(Dataset records)
━━━━━━
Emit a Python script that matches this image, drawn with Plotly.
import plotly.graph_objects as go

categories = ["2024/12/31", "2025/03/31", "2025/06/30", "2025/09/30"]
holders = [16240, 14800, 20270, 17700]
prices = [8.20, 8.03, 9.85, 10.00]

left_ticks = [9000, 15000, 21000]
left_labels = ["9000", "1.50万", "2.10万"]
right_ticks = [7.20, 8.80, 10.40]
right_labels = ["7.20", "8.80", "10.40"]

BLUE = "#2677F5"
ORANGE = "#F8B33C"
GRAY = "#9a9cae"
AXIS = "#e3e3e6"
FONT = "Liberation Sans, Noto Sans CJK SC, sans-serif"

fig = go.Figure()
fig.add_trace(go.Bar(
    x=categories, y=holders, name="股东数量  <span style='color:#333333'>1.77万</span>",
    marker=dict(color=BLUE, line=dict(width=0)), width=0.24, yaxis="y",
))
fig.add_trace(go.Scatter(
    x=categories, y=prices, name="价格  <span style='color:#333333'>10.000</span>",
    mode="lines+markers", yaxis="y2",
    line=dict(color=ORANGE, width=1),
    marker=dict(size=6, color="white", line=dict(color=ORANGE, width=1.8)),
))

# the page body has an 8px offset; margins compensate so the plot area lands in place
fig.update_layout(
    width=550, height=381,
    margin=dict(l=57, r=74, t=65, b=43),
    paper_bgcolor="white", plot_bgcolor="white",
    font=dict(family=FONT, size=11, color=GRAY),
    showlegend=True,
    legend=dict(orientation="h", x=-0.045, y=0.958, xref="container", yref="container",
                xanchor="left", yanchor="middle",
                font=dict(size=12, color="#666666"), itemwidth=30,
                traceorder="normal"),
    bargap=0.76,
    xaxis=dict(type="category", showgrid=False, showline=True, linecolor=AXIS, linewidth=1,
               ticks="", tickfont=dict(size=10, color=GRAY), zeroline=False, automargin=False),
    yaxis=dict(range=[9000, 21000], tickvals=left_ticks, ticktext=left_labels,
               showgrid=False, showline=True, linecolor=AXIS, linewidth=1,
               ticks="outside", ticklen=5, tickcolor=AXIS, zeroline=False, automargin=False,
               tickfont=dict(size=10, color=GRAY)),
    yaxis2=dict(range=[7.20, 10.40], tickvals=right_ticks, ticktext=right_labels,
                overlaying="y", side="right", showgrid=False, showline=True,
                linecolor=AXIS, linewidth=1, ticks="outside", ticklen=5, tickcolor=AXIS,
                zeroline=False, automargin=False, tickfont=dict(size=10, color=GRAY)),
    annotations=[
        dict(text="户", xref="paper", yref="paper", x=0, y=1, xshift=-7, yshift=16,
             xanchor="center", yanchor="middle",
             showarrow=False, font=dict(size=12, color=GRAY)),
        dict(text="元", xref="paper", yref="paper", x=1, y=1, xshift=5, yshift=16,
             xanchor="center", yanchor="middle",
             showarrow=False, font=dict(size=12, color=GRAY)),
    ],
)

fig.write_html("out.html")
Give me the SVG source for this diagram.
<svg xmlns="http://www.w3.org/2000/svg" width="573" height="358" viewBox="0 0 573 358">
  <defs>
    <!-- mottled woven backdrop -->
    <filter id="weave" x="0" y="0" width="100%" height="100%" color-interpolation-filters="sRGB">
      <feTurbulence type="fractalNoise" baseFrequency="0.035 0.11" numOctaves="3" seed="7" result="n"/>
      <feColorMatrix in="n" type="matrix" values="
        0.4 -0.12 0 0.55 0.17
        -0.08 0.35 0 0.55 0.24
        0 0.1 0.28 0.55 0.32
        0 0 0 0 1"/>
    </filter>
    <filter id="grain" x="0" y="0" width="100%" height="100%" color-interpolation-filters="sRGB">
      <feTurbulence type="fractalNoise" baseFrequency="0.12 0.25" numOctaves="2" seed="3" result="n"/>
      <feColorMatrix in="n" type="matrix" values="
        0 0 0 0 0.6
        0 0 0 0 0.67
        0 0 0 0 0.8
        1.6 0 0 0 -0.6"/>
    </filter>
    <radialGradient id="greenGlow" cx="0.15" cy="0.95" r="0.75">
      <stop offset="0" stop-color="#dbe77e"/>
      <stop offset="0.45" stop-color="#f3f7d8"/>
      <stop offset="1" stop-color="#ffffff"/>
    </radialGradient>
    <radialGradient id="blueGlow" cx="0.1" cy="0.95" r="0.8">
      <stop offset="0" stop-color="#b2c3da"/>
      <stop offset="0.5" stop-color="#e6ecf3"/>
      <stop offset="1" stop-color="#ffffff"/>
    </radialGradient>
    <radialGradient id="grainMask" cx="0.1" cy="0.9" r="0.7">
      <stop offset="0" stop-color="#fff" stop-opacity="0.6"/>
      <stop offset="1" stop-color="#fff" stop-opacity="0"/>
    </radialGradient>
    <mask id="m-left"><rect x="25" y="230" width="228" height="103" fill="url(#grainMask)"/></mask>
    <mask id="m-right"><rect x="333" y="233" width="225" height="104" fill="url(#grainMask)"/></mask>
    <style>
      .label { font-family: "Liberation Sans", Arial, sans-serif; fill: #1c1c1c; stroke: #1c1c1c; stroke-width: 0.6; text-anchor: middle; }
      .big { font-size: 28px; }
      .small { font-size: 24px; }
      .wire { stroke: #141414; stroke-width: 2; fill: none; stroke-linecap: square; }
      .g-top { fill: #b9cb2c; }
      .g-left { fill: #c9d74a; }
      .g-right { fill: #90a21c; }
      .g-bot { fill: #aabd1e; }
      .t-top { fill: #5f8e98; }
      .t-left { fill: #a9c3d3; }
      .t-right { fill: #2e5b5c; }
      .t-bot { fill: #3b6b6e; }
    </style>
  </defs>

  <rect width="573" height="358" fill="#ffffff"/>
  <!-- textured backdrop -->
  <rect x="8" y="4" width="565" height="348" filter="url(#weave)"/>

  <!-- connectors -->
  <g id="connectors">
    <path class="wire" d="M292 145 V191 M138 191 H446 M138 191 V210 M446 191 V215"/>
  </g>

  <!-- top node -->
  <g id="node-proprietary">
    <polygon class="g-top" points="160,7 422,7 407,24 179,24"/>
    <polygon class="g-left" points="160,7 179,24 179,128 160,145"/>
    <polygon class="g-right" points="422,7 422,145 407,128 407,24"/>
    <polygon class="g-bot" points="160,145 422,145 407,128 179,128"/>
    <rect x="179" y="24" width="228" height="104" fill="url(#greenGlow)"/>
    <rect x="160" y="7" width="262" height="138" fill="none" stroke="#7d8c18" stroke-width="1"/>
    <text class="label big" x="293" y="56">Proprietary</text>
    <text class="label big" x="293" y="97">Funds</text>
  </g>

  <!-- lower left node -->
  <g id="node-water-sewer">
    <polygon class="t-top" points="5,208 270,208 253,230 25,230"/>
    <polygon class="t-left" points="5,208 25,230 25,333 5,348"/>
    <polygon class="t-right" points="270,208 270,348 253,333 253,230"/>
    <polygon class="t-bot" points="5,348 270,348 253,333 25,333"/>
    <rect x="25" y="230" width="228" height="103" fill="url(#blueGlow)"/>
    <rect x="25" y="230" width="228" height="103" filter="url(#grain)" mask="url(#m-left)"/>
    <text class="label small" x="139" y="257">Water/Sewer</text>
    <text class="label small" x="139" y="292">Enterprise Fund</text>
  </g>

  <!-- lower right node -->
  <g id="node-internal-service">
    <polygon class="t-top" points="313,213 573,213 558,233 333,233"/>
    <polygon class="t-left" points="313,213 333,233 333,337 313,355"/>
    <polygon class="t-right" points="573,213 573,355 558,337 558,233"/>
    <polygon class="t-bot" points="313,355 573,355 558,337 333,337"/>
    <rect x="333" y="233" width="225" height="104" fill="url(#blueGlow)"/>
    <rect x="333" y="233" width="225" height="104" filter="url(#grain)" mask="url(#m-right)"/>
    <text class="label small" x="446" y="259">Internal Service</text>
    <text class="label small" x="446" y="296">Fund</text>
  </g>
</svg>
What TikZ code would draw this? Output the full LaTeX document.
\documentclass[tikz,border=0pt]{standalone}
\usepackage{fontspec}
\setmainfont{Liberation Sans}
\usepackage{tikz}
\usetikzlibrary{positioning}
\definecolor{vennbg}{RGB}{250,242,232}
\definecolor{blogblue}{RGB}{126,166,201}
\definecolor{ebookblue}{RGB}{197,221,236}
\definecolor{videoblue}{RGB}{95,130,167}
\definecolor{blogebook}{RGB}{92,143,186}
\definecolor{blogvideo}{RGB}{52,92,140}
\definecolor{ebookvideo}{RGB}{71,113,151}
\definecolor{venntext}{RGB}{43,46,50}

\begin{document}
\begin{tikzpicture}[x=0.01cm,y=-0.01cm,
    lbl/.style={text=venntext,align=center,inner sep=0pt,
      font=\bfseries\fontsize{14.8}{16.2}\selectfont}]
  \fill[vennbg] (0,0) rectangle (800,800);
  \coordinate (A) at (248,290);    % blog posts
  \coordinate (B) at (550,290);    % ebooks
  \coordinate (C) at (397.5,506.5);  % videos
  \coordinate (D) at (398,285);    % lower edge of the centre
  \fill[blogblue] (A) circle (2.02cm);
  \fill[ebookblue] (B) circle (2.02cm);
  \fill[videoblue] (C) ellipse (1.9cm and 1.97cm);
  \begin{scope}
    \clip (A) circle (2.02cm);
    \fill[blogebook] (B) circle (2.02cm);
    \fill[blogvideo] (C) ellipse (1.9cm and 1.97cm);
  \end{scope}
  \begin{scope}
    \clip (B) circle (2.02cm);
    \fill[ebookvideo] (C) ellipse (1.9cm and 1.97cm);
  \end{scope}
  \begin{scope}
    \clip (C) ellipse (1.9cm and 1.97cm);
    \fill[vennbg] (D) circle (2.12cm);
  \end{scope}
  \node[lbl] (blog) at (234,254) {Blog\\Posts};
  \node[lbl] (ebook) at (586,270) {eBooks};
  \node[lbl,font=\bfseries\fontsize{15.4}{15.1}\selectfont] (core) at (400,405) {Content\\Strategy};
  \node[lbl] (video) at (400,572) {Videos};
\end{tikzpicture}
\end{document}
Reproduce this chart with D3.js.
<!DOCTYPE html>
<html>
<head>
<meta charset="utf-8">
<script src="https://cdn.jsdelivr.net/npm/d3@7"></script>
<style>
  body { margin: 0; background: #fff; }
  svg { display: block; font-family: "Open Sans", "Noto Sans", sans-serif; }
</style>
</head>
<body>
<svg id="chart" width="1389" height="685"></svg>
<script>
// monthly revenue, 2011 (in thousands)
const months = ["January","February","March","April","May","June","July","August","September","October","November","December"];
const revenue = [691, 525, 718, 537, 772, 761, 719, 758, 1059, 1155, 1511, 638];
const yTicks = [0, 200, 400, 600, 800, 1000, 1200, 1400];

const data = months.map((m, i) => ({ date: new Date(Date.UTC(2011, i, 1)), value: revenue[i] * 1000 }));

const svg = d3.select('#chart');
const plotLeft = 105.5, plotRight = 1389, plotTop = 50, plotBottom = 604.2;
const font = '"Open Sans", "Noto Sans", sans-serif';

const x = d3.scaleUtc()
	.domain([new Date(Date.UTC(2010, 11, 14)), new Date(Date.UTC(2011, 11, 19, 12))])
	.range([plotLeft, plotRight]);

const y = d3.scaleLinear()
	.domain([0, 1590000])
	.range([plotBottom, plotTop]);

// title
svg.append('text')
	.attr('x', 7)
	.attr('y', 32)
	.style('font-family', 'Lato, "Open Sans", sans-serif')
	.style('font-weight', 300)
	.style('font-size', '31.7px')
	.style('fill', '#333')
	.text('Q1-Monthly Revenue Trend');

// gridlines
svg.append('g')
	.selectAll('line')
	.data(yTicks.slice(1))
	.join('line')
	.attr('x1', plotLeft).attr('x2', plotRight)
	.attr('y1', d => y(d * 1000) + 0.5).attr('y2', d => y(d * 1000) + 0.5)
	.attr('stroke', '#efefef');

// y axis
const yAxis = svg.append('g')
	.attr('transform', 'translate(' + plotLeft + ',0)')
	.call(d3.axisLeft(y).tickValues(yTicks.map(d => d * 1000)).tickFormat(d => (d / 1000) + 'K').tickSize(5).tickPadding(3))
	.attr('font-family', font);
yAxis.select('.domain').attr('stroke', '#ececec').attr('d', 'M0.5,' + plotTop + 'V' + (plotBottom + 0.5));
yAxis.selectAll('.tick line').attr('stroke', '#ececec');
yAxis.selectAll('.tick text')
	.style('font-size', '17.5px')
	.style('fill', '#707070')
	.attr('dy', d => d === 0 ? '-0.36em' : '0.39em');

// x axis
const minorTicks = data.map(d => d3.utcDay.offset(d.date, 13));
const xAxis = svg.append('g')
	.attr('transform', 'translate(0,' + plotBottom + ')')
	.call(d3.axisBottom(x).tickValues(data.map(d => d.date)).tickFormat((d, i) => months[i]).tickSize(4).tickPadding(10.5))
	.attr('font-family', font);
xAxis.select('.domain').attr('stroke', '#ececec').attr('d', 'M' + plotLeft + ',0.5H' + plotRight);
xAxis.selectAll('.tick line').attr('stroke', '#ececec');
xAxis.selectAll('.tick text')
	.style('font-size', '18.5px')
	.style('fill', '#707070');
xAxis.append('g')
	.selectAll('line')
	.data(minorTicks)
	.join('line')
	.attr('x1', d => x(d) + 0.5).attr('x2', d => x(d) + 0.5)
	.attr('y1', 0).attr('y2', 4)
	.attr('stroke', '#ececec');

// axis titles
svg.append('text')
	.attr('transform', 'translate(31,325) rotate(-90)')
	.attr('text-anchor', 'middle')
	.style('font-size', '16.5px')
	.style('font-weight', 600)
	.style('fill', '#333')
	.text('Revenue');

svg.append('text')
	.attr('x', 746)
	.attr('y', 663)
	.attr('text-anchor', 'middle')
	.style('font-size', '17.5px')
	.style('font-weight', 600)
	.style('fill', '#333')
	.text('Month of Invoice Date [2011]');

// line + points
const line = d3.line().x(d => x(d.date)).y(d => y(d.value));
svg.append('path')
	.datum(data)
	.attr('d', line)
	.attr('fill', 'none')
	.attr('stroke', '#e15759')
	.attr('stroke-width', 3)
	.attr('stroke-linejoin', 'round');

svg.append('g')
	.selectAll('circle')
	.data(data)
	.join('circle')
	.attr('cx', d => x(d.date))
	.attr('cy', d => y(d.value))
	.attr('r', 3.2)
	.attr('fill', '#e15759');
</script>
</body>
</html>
━━━━━━
#### Task to complete
Your task is to quote the lines above, beginning with the first and ending with the one that holds "prices = [8.20, 8.03, 9.85, 10.00]".

#### Exercise solution
Emit a Python script that matches this image, drawn with Plotly.
import plotly.graph_objects as go

categories = ["2024/12/31", "2025/03/31", "2025/06/30", "2025/09/30"]
holders = [16240, 14800, 20270, 17700]
prices = [8.20, 8.03, 9.85, 10.00]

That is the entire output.